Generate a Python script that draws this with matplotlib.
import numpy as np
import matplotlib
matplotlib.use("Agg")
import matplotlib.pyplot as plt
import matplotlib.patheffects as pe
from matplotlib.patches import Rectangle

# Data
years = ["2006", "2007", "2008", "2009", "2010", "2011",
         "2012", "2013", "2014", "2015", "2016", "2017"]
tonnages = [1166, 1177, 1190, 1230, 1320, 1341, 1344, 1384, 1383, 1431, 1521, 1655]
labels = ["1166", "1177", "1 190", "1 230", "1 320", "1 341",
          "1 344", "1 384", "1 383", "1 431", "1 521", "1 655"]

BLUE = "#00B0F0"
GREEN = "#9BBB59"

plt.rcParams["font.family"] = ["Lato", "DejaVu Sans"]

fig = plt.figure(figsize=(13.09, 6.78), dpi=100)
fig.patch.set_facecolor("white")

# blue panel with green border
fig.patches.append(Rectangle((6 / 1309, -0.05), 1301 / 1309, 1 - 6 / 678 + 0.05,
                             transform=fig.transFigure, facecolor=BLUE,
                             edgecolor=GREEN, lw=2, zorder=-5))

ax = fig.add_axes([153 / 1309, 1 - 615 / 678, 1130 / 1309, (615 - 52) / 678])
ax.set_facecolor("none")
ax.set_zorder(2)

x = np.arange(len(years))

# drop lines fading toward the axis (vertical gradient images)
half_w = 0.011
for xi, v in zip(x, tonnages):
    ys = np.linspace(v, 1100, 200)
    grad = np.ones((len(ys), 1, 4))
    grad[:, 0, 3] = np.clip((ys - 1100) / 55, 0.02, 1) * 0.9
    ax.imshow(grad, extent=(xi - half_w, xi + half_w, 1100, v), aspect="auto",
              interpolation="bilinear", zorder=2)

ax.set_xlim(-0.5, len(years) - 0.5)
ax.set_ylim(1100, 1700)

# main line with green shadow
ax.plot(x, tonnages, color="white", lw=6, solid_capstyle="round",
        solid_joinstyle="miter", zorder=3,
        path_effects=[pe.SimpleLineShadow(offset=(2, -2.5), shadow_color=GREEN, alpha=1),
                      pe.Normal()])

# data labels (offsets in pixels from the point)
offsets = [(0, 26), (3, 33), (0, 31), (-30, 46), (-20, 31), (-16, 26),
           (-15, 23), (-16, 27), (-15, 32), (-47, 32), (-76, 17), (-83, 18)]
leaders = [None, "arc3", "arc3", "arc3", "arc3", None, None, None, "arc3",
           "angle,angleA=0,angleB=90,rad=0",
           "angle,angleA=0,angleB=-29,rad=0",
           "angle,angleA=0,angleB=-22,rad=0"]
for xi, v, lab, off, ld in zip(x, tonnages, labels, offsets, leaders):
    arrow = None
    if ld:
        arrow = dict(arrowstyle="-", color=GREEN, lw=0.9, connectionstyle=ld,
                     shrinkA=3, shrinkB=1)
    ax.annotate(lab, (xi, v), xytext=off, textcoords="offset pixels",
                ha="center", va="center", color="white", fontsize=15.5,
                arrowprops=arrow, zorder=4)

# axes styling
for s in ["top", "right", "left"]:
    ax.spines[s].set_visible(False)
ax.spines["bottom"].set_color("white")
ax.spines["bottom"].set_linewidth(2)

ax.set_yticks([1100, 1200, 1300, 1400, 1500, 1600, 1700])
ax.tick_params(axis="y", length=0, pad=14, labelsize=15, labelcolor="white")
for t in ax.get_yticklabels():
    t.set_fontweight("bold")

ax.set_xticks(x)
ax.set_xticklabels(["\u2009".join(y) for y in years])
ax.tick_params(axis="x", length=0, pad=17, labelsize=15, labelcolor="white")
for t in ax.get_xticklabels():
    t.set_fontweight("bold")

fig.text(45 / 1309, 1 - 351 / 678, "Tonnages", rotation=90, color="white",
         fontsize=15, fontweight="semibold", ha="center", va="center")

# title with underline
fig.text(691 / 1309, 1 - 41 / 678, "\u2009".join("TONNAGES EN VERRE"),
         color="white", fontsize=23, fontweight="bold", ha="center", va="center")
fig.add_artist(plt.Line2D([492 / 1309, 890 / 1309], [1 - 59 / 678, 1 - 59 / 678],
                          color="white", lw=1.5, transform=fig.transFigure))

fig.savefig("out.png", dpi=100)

####################

Please restate the whole listing word for word.

• [CORRECT RESPONSE]
Generate a Python script that draws this with matplotlib.
import numpy as np
import matplotlib
matplotlib.use("Agg")
import matplotlib.pyplot as plt
import matplotlib.patheffects as pe
from matplotlib.patches import Rectangle

# Data
years = ["2006", "2007", "2008", "2009", "2010", "2011",
         "2012", "2013", "2014", "2015", "2016", "2017"]
tonnages = [1166, 1177, 1190, 1230, 1320, 1341, 1344, 1384, 1383, 1431, 1521, 1655]
labels = ["1166", "1177", "1 190", "1 230", "1 320", "1 341",
          "1 344", "1 384", "1 383", "1 431", "1 521", "1 655"]

BLUE = "#00B0F0"
GREEN = "#9BBB59"

plt.rcParams["font.family"] = ["Lato", "DejaVu Sans"]

fig = plt.figure(figsize=(13.09, 6.78), dpi=100)
fig.patch.set_facecolor("white")

# blue panel with green border
fig.patches.append(Rectangle((6 / 1309, -0.05), 1301 / 1309, 1 - 6 / 678 + 0.05,
                             transform=fig.transFigure, facecolor=BLUE,
                             edgecolor=GREEN, lw=2, zorder=-5))

ax = fig.add_axes([153 / 1309, 1 - 615 / 678, 1130 / 1309, (615 - 52) / 678])
ax.set_facecolor("none")
ax.set_zorder(2)

x = np.arange(len(years))

# drop lines fading toward the axis (vertical gradient images)
half_w = 0.011
for xi, v in zip(x, tonnages):
    ys = np.linspace(v, 1100, 200)
    grad = np.ones((len(ys), 1, 4))
    grad[:, 0, 3] = np.clip((ys - 1100) / 55, 0.02, 1) * 0.9
    ax.imshow(grad, extent=(xi - half_w, xi + half_w, 1100, v), aspect="auto",
              interpolation="bilinear", zorder=2)

ax.set_xlim(-0.5, len(years) - 0.5)
ax.set_ylim(1100, 1700)

# main line with green shadow
ax.plot(x, tonnages, color="white", lw=6, solid_capstyle="round",
        solid_joinstyle="miter", zorder=3,
        path_effects=[pe.SimpleLineShadow(offset=(2, -2.5), shadow_color=GREEN, alpha=1),
                      pe.Normal()])

# data labels (offsets in pixels from the point)
offsets = [(0, 26), (3, 33), (0, 31), (-30, 46), (-20, 31), (-16, 26),
           (-15, 23), (-16, 27), (-15, 32), (-47, 32), (-76, 17), (-83, 18)]
leaders = [None, "arc3", "arc3", "arc3", "arc3", None, None, None, "arc3",
           "angle,angleA=0,angleB=90,rad=0",
           "angle,angleA=0,angleB=-29,rad=0",
           "angle,angleA=0,angleB=-22,rad=0"]
for xi, v, lab, off, ld in zip(x, tonnages, labels, offsets, leaders):
    arrow = None
    if ld:
        arrow = dict(arrowstyle="-", color=GREEN, lw=0.9, connectionstyle=ld,
                     shrinkA=3, shrinkB=1)
    ax.annotate(lab, (xi, v), xytext=off, textcoords="offset pixels",
                ha="center", va="center", color="white", fontsize=15.5,
                arrowprops=arrow, zorder=4)

# axes styling
for s in ["top", "right", "left"]:
    ax.spines[s].set_visible(False)
ax.spines["bottom"].set_color("white")
ax.spines["bottom"].set_linewidth(2)

ax.set_yticks([1100, 1200, 1300, 1400, 1500, 1600, 1700])
ax.tick_params(axis="y", length=0, pad=14, labelsize=15, labelcolor="white")
for t in ax.get_yticklabels():
    t.set_fontweight("bold")

ax.set_xticks(x)
ax.set_xticklabels(["\u2009".join(y) for y in years])
ax.tick_params(axis="x", length=0, pad=17, labelsize=15, labelcolor="white")
for t in ax.get_xticklabels():
    t.set_fontweight("bold")

fig.text(45 / 1309, 1 - 351 / 678, "Tonnages", rotation=90, color="white",
         fontsize=15, fontweight="semibold", ha="center", va="center")

# title with underline
fig.text(691 / 1309, 1 - 41 / 678, "\u2009".join("TONNAGES EN VERRE"),
         color="white", fontsize=23, fontweight="bold", ha="center", va="center")
fig.add_artist(plt.Line2D([492 / 1309, 890 / 1309], [1 - 59 / 678, 1 - 59 / 678],
                          color="white", lw=1.5, transform=fig.transFigure))

fig.savefig("out.png", dpi=100)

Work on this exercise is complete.